Les mosaïques et leurs motifs
Sur la plupart des mosaïques de Samra, on trouve des motifs géométriques, parfois quelques animaux ou figures humaines mais toujours « défigurés » par les mouvements iconoclastes du VIIIe siècle. Quatre des églises sont datées grâce à ces mosaïques. L’une d’elle cite l’évêque Théodore de Bosra, en 635 ap. J.-C., et une autre porte deux dates des travaux. D’autres appuient la théorie de chapelles funéraires : « Pour le repos d’un tel, fils d’un tel ». Certaines tombes ont aussi été retrouvées à côté de l’une des églises.
L’un des chœurs présente un motif en damier, un motif très original pour la région d’après Louis, « On ne trouve de damier que dans une seule autre église du pays ! ». Grâce aux logiciels d’Adobe, Louis a pu juxtaposer les photos des mosaïques sur les différents plans des églises, et a ainsi tenté de compléter les motifs manquants.
Faire parler les pierres
« En étudiant de près les mosaïques on peut voir quelles tesselles ont bougé, ont été modifiées, et celles qui manquent », commente l’apprenti archéologue. « Il est intéressant de retrouver le travail des mosaïstes, les étapes d’exécution, les différentes maîtrises ou les petites erreurs. C’est parfois plus approximatif au centre et plus précis sur les bords, on comprend qu’il y a d’abord le travail du dessinateur de la mosaïque et celui de son ouvrier qui termine. Ça retrace les façons de faire, la prière de l’époque, la vie d’un village » explique Louis, encore enthousiaste après les heures interminables passées sur ces petits cubes colorés. « À partir des mosaïques on peut observer les différents ateliers de l’époque, les points communs d’une église à l’autre. Comme ces commandes coûtaient cher, en artisans et matériaux, le village devait être assez riche, cela s’explique peut-être par la voie romaine assurant un commerce », continue-t-il. « D’une certaine façon, l’histoire ce n’est pas que des empereurs et des débats sur des dogmes, elle est aussi faite par des mosaïstes ! »

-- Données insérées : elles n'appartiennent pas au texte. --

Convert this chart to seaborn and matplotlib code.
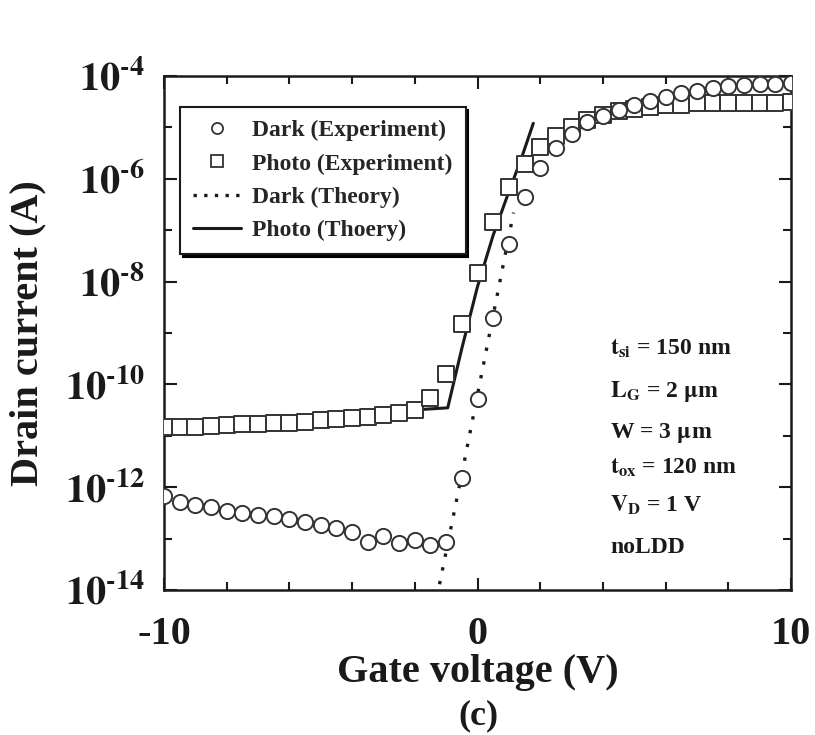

Avec les trouvailles de Samra, Louis de Lisle et les archéologues ont réuni assez d’éléments pour pouvoir se représenter l’aspect intérieur des églises et les avis sont unanimes : « Ça devait être superbe ! ». Le marbre et les colonnes centrales des chancels étaient d’un beau noir, du schiste bitumeux comme on en trouve à Jéricho, le haut des petite barrières noires était recouvert d’un enduit blanc et les chapiteaux qui les surmontaient étaient des blocs de calcaire peints en rouge, parfois retaillés, probablement récupérés sur d’autres sites plus anciens.
Toutes ces études permettent, chaque été, de se rapprocher davantage de l’histoire du lieu et de ses habitants pour, un jour, proposer une publication complète et scientifique sur Khirbet es-Samra. Les vestiges, eux, sont déjà bien ré-enfouis sous les pierres pour être protégé des locaux, malheureusement peu soucieux du passé chrétien de la région.